For the first source ##S_1## the total path difference is $$\Delta = 2\cdot d \cdot \cos \theta~ + ~\frac {\lambda}{2}$$
So, for one fringe to appear or disappear $$d= \frac {n \lambda}{2}$$
When the source ##S_2## moves towards the interferometer, along the specified direction, in its own reference frame the interferometer moves away from the source ##S_2##.
The distance ##d## through which the movable mirror moves also moves away from the source, with speed ##v = 1.5\times {10}^7~\rm {ms^{-1}}## - along the direction of motion.
Therefore this distance ##d## is contracted by a factor of ##\sqrt {1-{(\frac {v}{c})}^2}##.

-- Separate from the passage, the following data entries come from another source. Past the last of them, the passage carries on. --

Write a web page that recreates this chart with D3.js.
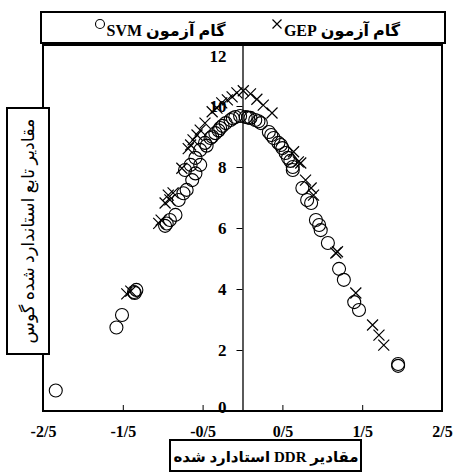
<!DOCTYPE html>
<html>
<head>
<meta charset="utf-8">
<script src="https://cdn.jsdelivr.net/npm/d3@7"></script>
<style>
  html, body { margin: 0; padding: 0; background: #fff; }
  svg { display: block; }
  text { fill: #000; }
</style>
</head>
<body>
<svg id="chart" width="453" height="472"></svg>
<script>
// Standardised DDR values (x) and Gaussian function values (y), SVM test step
const svmX = [-2.34, -1.58, -1.51, -1.36, -1.33, -1.35,
  -0.95, -0.97, -0.91, -0.84, -0.80, -0.74, -0.70, -0.63, -0.59, -0.53,
  -0.72, -0.65, -0.59, -0.53, -0.47, -0.45, -0.40, -0.38, -0.34, -0.30, -0.28, -0.25, -0.21, -0.15, -0.12, -0.09, -0.03,
  0.04, 0.07, 0.10, 0.16, 0.20, 0.23, 0.33, 0.36, 0.39, 0.45, 0.48, 0.50, 0.54, 0.57, 0.60, 0.63, 0.63,
  0.75, 0.81, 0.86, 0.92, 0.96, 0.98, 1.07, 1.21, 1.27, 1.40, 1.46, 1.95, 1.95];
const svmY = [0.67, 2.74, 3.15, 3.90, 3.97, 3.87,
  6.15, 6.07, 6.26, 6.43, 6.92, 7.14, 7.25, 7.57, 7.79, 8.07,
  7.90, 8.07, 8.30, 8.56, 8.79, 8.70, 8.95, 9.00, 9.11, 9.20, 9.28, 9.35, 9.44, 9.54, 9.60, 9.64, 9.67,
  9.64, 9.62, 9.61, 9.54, 9.50, 9.44, 9.15, 9.05, 8.95, 8.79, 8.72, 8.62, 8.46, 8.30, 8.20, 8.00, 7.90,
  7.31, 6.92, 6.82, 6.26, 6.10, 5.93, 5.51, 4.66, 4.30, 3.57, 3.31, 1.54, 1.48];

// GEP test step
const gepX = [-1.45, -1.40, -1.05, -1.02, -0.97, -0.91, -0.93, -0.87, -0.76,
  -0.68, -0.65, -0.62, -0.57, -0.53, -0.47, -0.38, -0.32, -0.26, -0.19, -0.13, -0.07,
  0.01, 0.10, 0.18, 0.26, 0.37, 0.64, 0.70, 0.73, 0.79, 0.86, 0.89,
  1.17, 1.19, 1.42, 1.63, 1.71, 1.77];
const gepY = [3.84, 3.93, 6.15, 6.26, 6.82, 6.92, 7.08, 7.15, 7.96,
  8.60, 8.72, 8.89, 9.05, 9.21, 9.44, 9.81, 9.93, 10.10, 10.20, 10.30, 10.43,
  10.50, 10.40, 10.22, 10.03, 9.77, 8.50, 8.17, 8.13, 7.57, 7.31, 7.08,
  5.18, 5.22, 3.87, 2.82, 2.49, 2.16];

const xTicks = [-2.5, -1.5, -0.5, 0.5, 1.5, 2.5];
const xTickLabels = ["-2/5", "-1/5", "-0/5", "0/5", "1/5", "2/5"];
const yTicks = [0, 2, 4, 6, 8, 10, 12];
const legendLabels = ["گام آزمون GEP", "گام آزمون SVM"];
const xTitle = "مقادیر DDR استادارد شده";
const yTitle = "مقادیر تابع استاندارد شده گوس";

const serif = "'Liberation Serif', 'Times New Roman', 'DejaVu Serif', 'DejaVu Sans', serif";
const svg = d3.select("#chart");

const x = d3.scaleLinear().domain([-2.5, 2.5]).range([43, 442]);
const y = d3.scaleLinear().domain([0, 12]).range([411, 45]);

// x axis along the bottom, ticks pointing inward
const xAxis = svg.append("g")
  .attr("transform", `translate(0,${y(0)})`)
  .call(d3.axisBottom(x).tickValues(xTicks)
    .tickFormat((d, i) => xTickLabels[i])
    .tickSizeInner(-6).tickSizeOuter(0).tickPadding(15));
xAxis.attr("font-family", null).attr("font-size", null);
xAxis.select(".domain").remove();
xAxis.selectAll("line").attr("stroke", "#000").attr("stroke-width", 1);
xAxis.selectAll("text").style("font-family", serif).style("font-weight", "bold")
  .style("font-size", "16px").attr("fill", "#000");

// y axis through x = 0
const yAxis = svg.append("g")
  .attr("transform", `translate(${x(0)},0)`)
  .call(d3.axisLeft(y).tickValues(yTicks).tickFormat(d3.format("d"))
    .tickSizeInner(6).tickSizeOuter(0).tickPadding(10));
yAxis.attr("font-family", null).attr("font-size", null);
yAxis.select(".domain").attr("stroke", "#000").attr("stroke-width", 1.3);
yAxis.selectAll("line").attr("stroke", "#000").attr("stroke-width", 1);
yAxis.selectAll("text").style("font-family", serif).style("font-weight", "bold")
  .style("font-size", "17px").attr("fill", "#000");
// end labels are kept inside the plot area
yAxis.selectAll(".tick").filter(d => d === 12).select("text").attr("dy", "0.95em");
yAxis.selectAll(".tick").filter(d => d === 0).select("text").attr("dy", "0.1em");

// plot frame
svg.append("rect")
  .attr("x", x(-2.5)).attr("y", y(12))
  .attr("width", x(2.5) - x(-2.5)).attr("height", y(0) - y(12))
  .attr("fill", "none").attr("stroke", "#000").attr("stroke-width", 2);

// SVM points: open circles
const svmData = svmX.map((v, i) => ({ x: v, y: svmY[i] }));
svg.append("g").selectAll("circle").data(svmData).join("circle")
  .attr("cx", d => x(d.x)).attr("cy", d => y(d.y)).attr("r", 6.5)
  .attr("fill", "none").attr("stroke", "#000").attr("stroke-width", 1.1);

// GEP points: crosses
const cross = (cx, cy, h) => `M${cx - h},${cy - h}L${cx + h},${cy + h}M${cx - h},${cy + h}L${cx + h},${cy - h}`;
const gepData = gepX.map((v, i) => ({ x: v, y: gepY[i] }));
svg.append("g").selectAll("path").data(gepData).join("path")
  .attr("d", d => cross(x(d.x), y(d.y), 5.5))
  .attr("fill", "none").attr("stroke", "#000").attr("stroke-width", 1.2);

function label(xp, yp, txt, size, weight) {
  return svg.append("text").attr("x", xp).attr("y", yp)
    .attr("text-anchor", "middle").attr("direction", "rtl")
    .style("font-family", serif).style("font-weight", weight)
    .style("font-size", size + "px").text(txt);
}

// legend
svg.append("rect").attr("x", 41).attr("y", 12).attr("width", 404).attr("height", 31)
  .attr("fill", "#fff").attr("stroke", "#000").attr("stroke-width", 2);
svg.append("path").attr("d", cross(277, 24, 4.5)).attr("stroke", "#000").attr("stroke-width", 1.2);
label(342, 36, legendLabels[0], 16, "bold");
svg.append("circle").attr("cx", 100).attr("cy", 24).attr("r", 4.5)
  .attr("fill", "none").attr("stroke", "#000").attr("stroke-width", 1.1);
label(166, 36, legendLabels[1], 16, "bold");

// x title box
svg.append("rect").attr("x", 170).attr("y", 440).attr("width", 191).attr("height", 31)
  .attr("fill", "#fff").attr("stroke", "#000").attr("stroke-width", 2);
label(266, 462, xTitle, 15, "bold");

// y title box
svg.append("rect").attr("x", 7).attr("y", 108).attr("width", 42).attr("height", 246)
  .attr("fill", "#fff").attr("stroke", "#000").attr("stroke-width", 2);
label(0, 0, yTitle, 17.5, "normal")
  .attr("transform", `translate(34,${(108 + 354) / 2}) rotate(-90)`);
</script>
</body>
</html>
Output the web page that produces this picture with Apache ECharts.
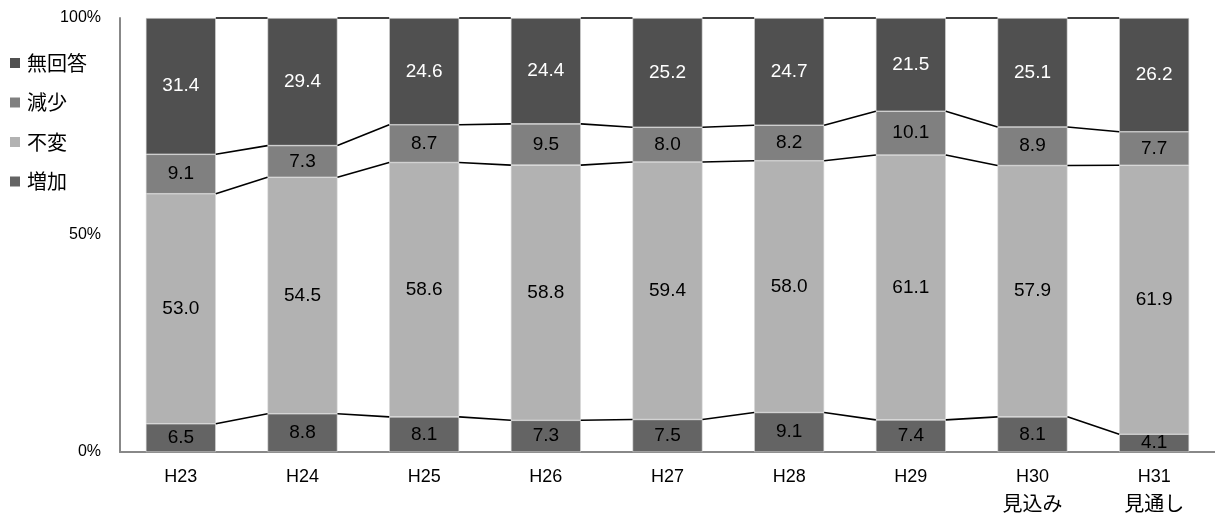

So, for the second source $$d\cdot \sqrt {1-{(\frac {v}{c})}^2}=\frac {n' {\lambda}'}{2}$$
Eliminating ##d## from the two expressions, one obtains
$$n\lambda=\frac {n' {\lambda}'}{\sqrt {1-{(\frac {v}{c})}^2}}$$
Simplifying
$${\lambda}'=\frac {n {\lambda}{\sqrt {1-{(\frac {v}{c})}^2}}}{n'}$$
Substituting values,
$${\lambda}'= \frac {99,565 \times 632.8 ~\rm {nm} \times {\sqrt {1-{(\frac {1.5\times {10}^7~\rm {ms^{-1}}}{3\times {10}^8~\rm {ms^{-1}} } )}^2}}}{100,068}$$
Which gives a value $${\lambda}'\approx 628.83~\rm {nm}$$.
Is this right?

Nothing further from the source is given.